Onderwerp: Bezoek-historie

RSJ S-20/3962/SGA, 10 juli 2020, schorsing
Uitspraakdatum:10-07-2020

Dit onderwerp bevat de volgende rubrieken.

Nummer          S-20/3962/SGA                      

Betreft [verzoeker]      Datum 10 juli 2020

Uitspraak van de voorzitter van de beroepscommissie van de RSJ op het verzoek van [verzoeker] (hierna: verzoeker)

1. De procedure

De directeur van de Penitentiaire Inrichting (PI) Arnhem (hierna: de directeur) heeft op 6 juli 2020 aan verzoeker een disciplinaire straf opgelegd van veertien dagen opsluiting in een andere verblijfsruimte dan een strafcel, zonder televisie, vanwege betrokkenheid bij de invoer van contrabande, ingegaan op 4 juli 2020 om 15:30 uur en eindigend op 18 juli 2020 om 15:30 uur.

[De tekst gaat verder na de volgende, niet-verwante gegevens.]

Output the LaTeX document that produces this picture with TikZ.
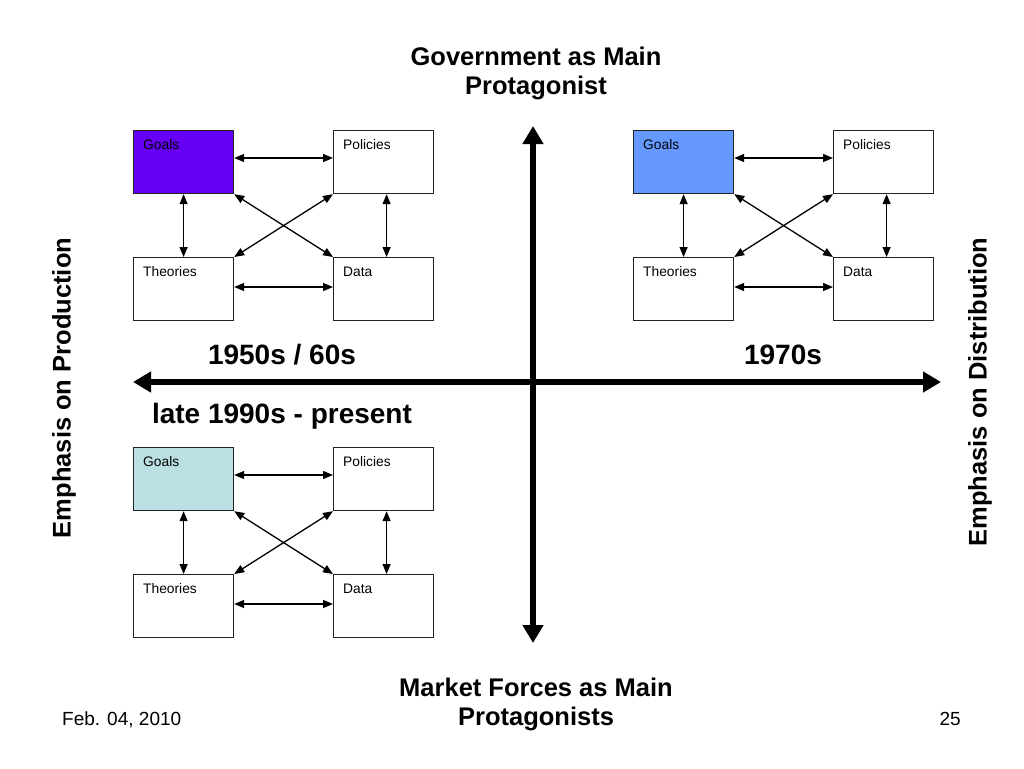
\documentclass[tikz,border=0pt]{standalone}
\usepackage{fontspec}
\setmainfont{Liberation Sans}
\usetikzlibrary{arrows.meta}
\definecolor{goalA}{HTML}{6600F5}
\definecolor{goalB}{HTML}{6699FF}
\definecolor{goalC}{HTML}{BBE0E3}
\definecolor{edgegray}{HTML}{222222}
\tikzset{
  boxnode/.style={draw=edgegray, line width=1.2pt, fill=white, minimum width=100pt, minimum height=63pt, anchor=north west, inner sep=0pt},
  boxlabel/.style={font=\fontsize{13.8}{15}\selectfont, anchor=base west, inner sep=0pt, xshift=10pt, yshift=-19pt},
  link/.style={line width=1.3pt, {Triangle[length=10pt,width=8pt]}-{Triangle[length=10pt,width=8pt]}},
  axis/.style={line width=6pt, -{Triangle[length=18pt,width=20pt]}},
  big/.style={font=\bfseries\fontsize{25.5}{29}\selectfont, align=center, inner sep=0pt},
  era/.style={font=\bfseries\fontsize{28}{32}\selectfont, align=center, inner sep=0pt},
}
\newcommand{\cluster}[4]{%
  \node[boxnode, fill=#4] (#1g) at (#2,#3) {};
  \node[boxlabel] (#1gl) at (#1g.north west) {Goals};
  \node[boxnode] (#1p) at (#2+200,#3) {};
  \node[boxlabel] (#1pl) at (#1p.north west) {Policies};
  \node[boxnode] (#1t) at (#2,#3+127) {};
  \node[boxlabel] (#1tl) at (#1t.north west) {Theories};
  \node[boxnode] (#1d) at (#2+200,#3+127) {};
  \node[boxlabel] (#1dl) at (#1d.north west) {Data};
  \draw[link] ([yshift=-28pt]#1g.north east) -- ([yshift=-28pt]#1p.north west);
  \draw[link] ([yshift=-30pt]#1t.north east) -- ([yshift=-30pt]#1d.north west);
  \draw[link] (#1g.south) -- (#1t.north);
  \draw[link] ([xshift=3pt]#1p.south) -- ([xshift=3pt]#1d.north);
  \draw[link] (#1g.south east) -- (#1d.north west);
  \draw[link] (#1p.south west) -- (#1t.north east);
}
\begin{document}
\begin{tikzpicture}[x=1pt,y=-1pt]
\useasboundingbox (0,0) rectangle (1024,768);
\fill[white] (0,0) rectangle (1024,768);

\cluster{a}{133}{130}{goalA}
\cluster{b}{633}{130}{goalB}
\cluster{c}{133}{447}{goalC}

\coordinate (center) at (533,382);
\coordinate (top) at (533,126);
\coordinate (bottom) at (533,643);
\coordinate (left) at (133,382);
\coordinate (right) at (941,382);
\draw[axis] (center) -- (top);
\draw[axis] (center) -- (bottom);
\draw[axis] (center) -- (left);
\draw[axis] (center) -- (right);

\node[big] (gov) at (536,73) {Government as Main\\Protagonist};
\node[big] (mkt) at (536,704) {Market Forces as Main\\Protagonists};
\node[big, rotate=90] (prod) at (64,388) {Emphasis on Production};
\node[big, rotate=90] (dist) at (980,392) {Emphasis on Distribution};
\node[era] (e50) at (282,355) {1950s / 60s};
\node[era] (e70) at (783,355) {1970s};
\node[era] (e90) at (282,416) {late 1990s - present};

\node[font=\fontsize{19}{22}\selectfont, anchor=base west, inner sep=0pt] (date) at (62,725) {Feb. 04, 2010};
\node[font=\fontsize{19}{22}\selectfont, anchor=base east, inner sep=0pt] (page) at (961,725) {25};
\end{tikzpicture}
\end{document}
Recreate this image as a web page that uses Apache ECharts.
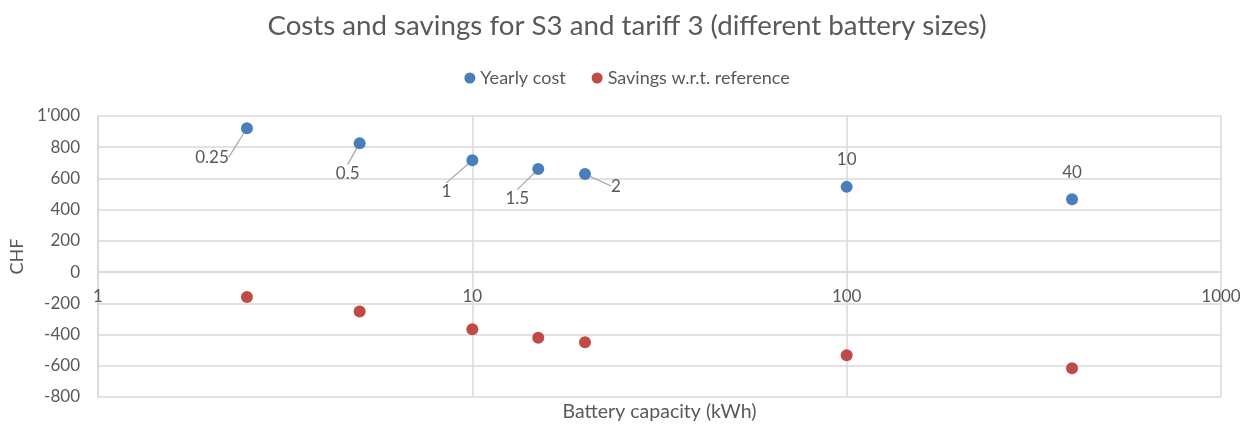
<!DOCTYPE html>
<html lang="en">
<head>
    <meta charset="UTF-8">
    <title>Costs and savings S3 tariff 3</title>
    <script src="https://cdn.jsdelivr.net/npm/echarts@6/dist/echarts.min.js"></script>
    <style>
        body { margin: 0; background: #fff; }
        #main { width: 1254px; height: 428px; }
    </style>
</head>
<body>
<div id="main"></div>
<script type="text/javascript">
    // data
    var capacity = [2.5, 5, 10, 15, 20, 100, 400];          // kWh
    var batterySizes = ['0.25', '0.5', '1', '1.5', '2', '10', '40'];
    var yearlyCost = [922, 826, 716, 660, 628, 546, 466];
    var savings = [-160, -252, -366, -420, -450, -532, -616];
    var yMin = -800, yMax = 1000, yStep = 200;

    // where the data labels sit relative to their point (dx, dy)
    var labelOffsets = [[-35, 29], [-12, 30], [-26, 31], [-21, 29], [31, 12], [0, -27], [0, -27]];

    var textColor = '#595959';
    var gridColor = '#d9d9d9';
    var font = 'Lato';

    var costData = capacity.map(function (c, i) {
        var item = { value: [c, yearlyCost[i]], name: batterySizes[i] };
        if (labelOffsets[i][0] === 0) item.labelLine = { show: false };
        return item;
    });
    var savingsData = capacity.map(function (c, i) {
        return [c, savings[i]];
    });

    var myChart = echarts.init(document.getElementById('main'));
    var option = {
        animation: false,
        textStyle: { fontFamily: font },
        title: {
            text: 'Costs and savings for S3 and tariff 3 (different battery sizes)',
            left: 'center',
            top: 7,
            textStyle: { fontFamily: font, fontSize: 27.7, fontWeight: 'normal', color: textColor }
        },
        legend: {
            top: 64,
            left: 'center',
            itemGap: 26,
            itemWidth: 11,
            itemHeight: 11,
            icon: 'circle',
            textStyle: { fontFamily: font, fontSize: 18, color: textColor },
            data: ['Yearly cost', 'Savings w.r.t. reference']
        },
        grid: { left: 98, right: 33, top: 116, bottom: 31, outerBoundsMode: 'none', containLabel: false },
        xAxis: {
            type: 'log',
            logBase: 10,
            min: 1,
            max: 1000,
            name: 'Battery capacity (kWh)',
            nameLocation: 'middle',
            nameGap: 130,
            nameTextStyle: { fontFamily: font, fontSize: 19.5, color: textColor },
            axisLine: { onZero: true, lineStyle: { color: gridColor, width: 1.5 } },
            axisTick: { show: false },
            axisLabel: {
                fontFamily: font, fontSize: 17, color: textColor, margin: 16,
                formatter: function (v) { return String(v); }
            },
            splitLine: { show: true, lineStyle: { color: gridColor, width: 1.5 } },
            minorTick: { show: false },
            minorSplitLine: { show: false }
        },
        yAxis: {
            type: 'value',
            min: yMin,
            max: yMax,
            interval: yStep,
            name: 'CHF',
            nameLocation: 'middle',
            nameGap: 72,
            nameTextStyle: { fontFamily: font, fontSize: 18, color: textColor },
            axisLine: { show: true, lineStyle: { color: gridColor, width: 1.5 } },
            axisTick: { show: false },
            axisLabel: {
                fontFamily: font, fontSize: 17, color: textColor, margin: 18,
                formatter: function (v) {
                    return v === 1000 ? "1'000" : String(v);
                }
            },
            splitLine: { show: true, lineStyle: { color: gridColor, width: 1.5 } }
        },
        series: [
            {
                name: 'Yearly cost',
                type: 'scatter',
                symbolSize: 12,
                itemStyle: { color: '#4a7ebb', opacity: 1 },
                data: costData,
                label: {
                    show: true,
                    position: 'inside',
                    formatter: '{b}',
                    fontFamily: font,
                    fontSize: 17,
                    color: textColor
                },
                labelLayout: function (params) {
                    var o = labelOffsets[params.dataIndex];
                    return { dx: o[0], dy: o[1] };
                },
                labelLine: {
                    show: true,
                    lineStyle: { color: '#a6a6a6', width: 1.2 }
                }
            },
            {
                name: 'Savings w.r.t. reference',
                type: 'scatter',
                symbolSize: 12,
                itemStyle: { color: '#be4b48', opacity: 1 },
                data: savingsData
            }
        ]
    };
    myChart.setOption(option);

    // put the x axis on the zero line (onZero is ignored here)
    var yZero = myChart.convertToPixel({ yAxisIndex: 0 }, 0);
    var yBottom = myChart.convertToPixel({ yAxisIndex: 0 }, yMin);
    myChart.setOption({ xAxis: { offset: yZero - yBottom } });
</script>
</body>
</html>
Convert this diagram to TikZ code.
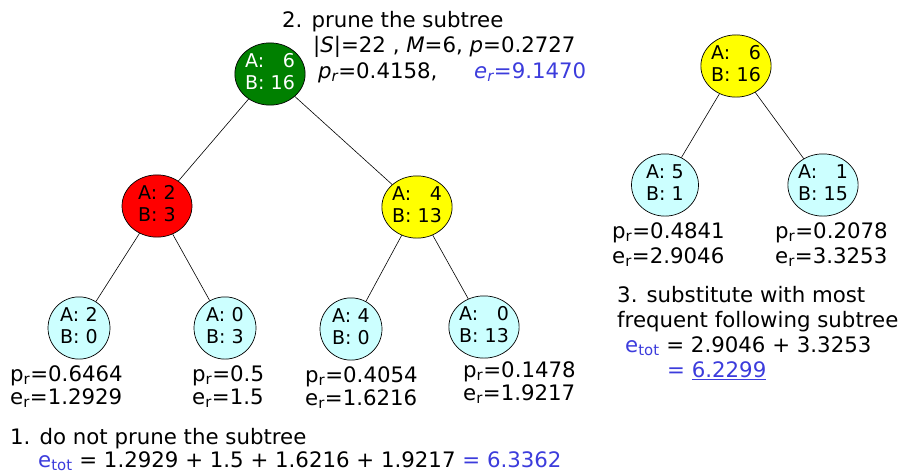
\documentclass[tikz,border=0pt]{standalone}
\usepackage{fontspec}
\setmainfont{DejaVu Sans}
\usetikzlibrary{shapes.geometric}
\definecolor{blu}{RGB}{60,60,220}
\definecolor{leafc}{RGB}{204,255,255}
\definecolor{dgreen}{RGB}{0,128,0}
\definecolor{redn}{RGB}{255,0,0}
\definecolor{yel}{RGB}{255,255,0}
\newcommand{\abtab}[2]{\begin{tabular}{@{}l@{\hspace{0.32em}}r@{}}A: & #1\\B: & #2\end{tabular}}
\begin{document}
\begin{tikzpicture}[x=1pt,y=-1pt,
  txt/.style={anchor=base west,inner sep=0pt,font=\fontsize{21.3}{25}\selectfont},
  tn/.style={ellipse,draw=black,line width=0.7pt,inner sep=0pt,font=\fontsize{19}{22}\selectfont},
  big/.style={tn,minimum width=70pt,minimum height=57pt},
  leaf/.style={tn,fill=leafc,minimum width=62pt,minimum height=56pt},
  rleaf/.style={tn,fill=leafc,minimum width=67pt,minimum height=55pt},
  edge/.style={draw=black,line width=0.6pt}]
\useasboundingbox (0,0) rectangle (900,474);
% left tree
\node[big,fill=dgreen,text=white] (g) at (270,74) {\abtab{6}{16}};
\node[big,fill=redn] (r) at (157,206) {\abtab{2}{3}};
\node[big,fill=yel] (y) at (417,207) {\abtab{4}{13}};
\node[leaf] (l1) at (79,328) {\abtab{2}{0}};
\node[leaf] (l2) at (225,328) {\abtab{0}{3}};
\node[leaf] (l3) at (351,329) {\abtab{4}{0}};
\node[leaf] (l4) at (484,327) {\abtab{0}{13}};
\draw[edge] (g) -- (r);
\draw[edge] (g) -- (y);
\draw[edge] (r) -- (l1);
\draw[edge] (r) -- (l2);
\draw[edge] (y) -- (l3);
\draw[edge] (y) -- (l4);
% right tree
\node[big,fill=yel,minimum width=68pt] (ry) at (736,66) {\abtab{6}{16}};
\node[rleaf] (rl1) at (665,185) {\abtab{5}{1}};
\node[rleaf] (rl2) at (823,185) {\abtab{1}{15}};
\draw[edge] (ry) -- (rl1);
\draw[edge] (ry) -- (rl2);
% top texts
\node[txt] (t1) at (282,27) {2. prune the subtree};
\node[txt] (t2) at (313,52) {|\textit{S}|=22 , \textit{M}=6, \textit{p}=0.2727};
\node[txt] (t3) at (318,78) {\textit{p\textsubscript{r}}=0.4158,};
\node[txt,text=blu] (t4) at (474,78) {\textit{e\textsubscript{r}}=9.1470};
% leaf labels
\node[txt] (p1) at (10,381) {p\textsubscript{r}=0.6464};
\node[txt] (e1) at (10,404) {e\textsubscript{r}=1.2929};
\node[txt] (p2) at (192,381) {p\textsubscript{r}=0.5};
\node[txt] (e2) at (192,404) {e\textsubscript{r}=1.5};
\node[txt] (p3) at (305,382) {p\textsubscript{r}=0.4054};
\node[txt] (e3) at (305,405) {e\textsubscript{r}=1.6216};
\node[txt] (p4) at (463,377) {p\textsubscript{r}=0.1478};
\node[txt] (e4) at (463,400) {e\textsubscript{r}=1.9217};
% bottom text
\node[txt] (b1) at (10,444) {1. do not prune the subtree};
\node[txt] (b2) at (38,467) {\textcolor{blu}{e\textsubscript{tot}} = 1.2929 + 1.5 + 1.6216 + 1.9217 \textcolor{blu}{= 6.3362}};
% right labels
\node[txt] (rp1) at (612,238) {p\textsubscript{r}=0.4841};
\node[txt] (re1) at (612,263) {e\textsubscript{r}=2.9046};
\node[txt] (rp2) at (775,238) {p\textsubscript{r}=0.2078};
\node[txt] (re2) at (775,263) {e\textsubscript{r}=3.3253};
\node[txt] (s1) at (617,302) {3. substitute with most};
\node[txt] (s2) at (617,327) {frequent following subtree};
\node[txt] (s3) at (625,352) {\textcolor{blu}{e\textsubscript{tot}} = 2.9046 + 3.3253};
\node[txt,text=blu] (s4) at (667,377) {= \underline{6.2299}};
\end{tikzpicture}
\end{document}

Verzoeker vraagt om schorsing van de (verdere) tenuitvoerlegging daarvan.

De voorzitter heeft kennisgenomen van de reactie van de directeur op het schorsingsverzoek, de aanvulling van verzoekers raadsvrouw mr. L.J. Bronkhorst en van het klaagschrift (A-2020-385).

2. De beoordeling

De voorzitter stelt voorop dat bij een verzoek om schorsing van de tenuitvoerlegging van een beslissing van de directeur slechts ruimte bestaat voor een voorlopige beoordeling. De zaak kan dus niet ten gronde worden onderzocht. De voorzitter beoordeelt alleen of de beslissing waartegen beklag is ingesteld in strijd is met een wettelijk voorschrift of dat deze zodanig onredelijk of onbillijk is dat er een spoedeisend belang is om op dit moment de (verdere) tenuitvoerlegging van die beslissing te schorsen. Naar het oordeel van de voorzitter is dat het geval.

Verzoeker stelt dat de straf veel te zwaar is voor de kleine hoeveelheid wiet die is aangetroffen. De straf is ten onrechte opgelegd en er is niet aangetoond dat sprake is van contrabande. Daarnaast stelt verzoeker dat de procedure niet zorgvuldig is verlopen en dat de datering van de stukken niet juist kan zijn. Ook komt verzoekers plaatsing in de strafcel niet terug in de uiteindelijke strafoplegging.

Uit de schriftelijke inlichtingen van de directeur komt naar voren dat aan verzoeker op 4 juli 2020 een disciplinaire straf is opgelegd van tien dagen opsluiting in een strafcel vanwege het onderscheppen van contrabande die over de muur is gegooid. De directeur geeft aan dat uit uitgeluisterde telefoongesprekken volgt dat verzoeker hiertoe opdracht heeft gegeven. Deze beslissing is volgens de directeur op die datum opgemaakt en tijdig uitgereikt. Op 6 juli 2020 heeft de directeur, na consultatie van de huisarts en een gedragsdeskundige, beslist om voornoemde disciplinaire straf om te zetten in een disciplinaire straf van veertien dagen opsluiting in verzoekers eigen cel. De directeur geeft aan dat de eerste disciplinaire straf is verwijderd uit verzoekers dossier en dat deze door de bestreden beslissing, die op 4 juli 2020 is ingegaan, wordt vervangen.

De voorzitter overweegt dat de bestreden beslissing is genomen op 6 juli 2020 en is ingegaan op 4 juli 2020 en derhalve met terugwerkende kracht is opgelegd. Aan verzoeker was voor ditzelfde strafwaardige gedrag reeds op 4 juli 2020 een disciplinaire straf opgelegd. De voorzitter begrijpt dat de eerder opgelegde en kennelijk deels ten uitvoer gelegde disciplinaire straf in de bestreden beslissing is verdisconteerd. Nu een straf echter niet met terugwerkende kracht kan worden opgelegd, is de bestreden beslissing genomen in strijd met de wet. Het verzoek zal worden toegewezen.

3. De uitspraak

De voorzitter wijst het verzoek toe en schorst de tenuitvoerlegging van de bestreden beslissing met onmiddellijke ingang tot het moment waarop de beklagcommissie op het onderliggende beklag heeft beslist.

Deze uitspraak is op 10 juli 2020 gegeven door mr. M. Keppels, voorzitter, bijgestaan door mr. S.C. Vogel, secretaris.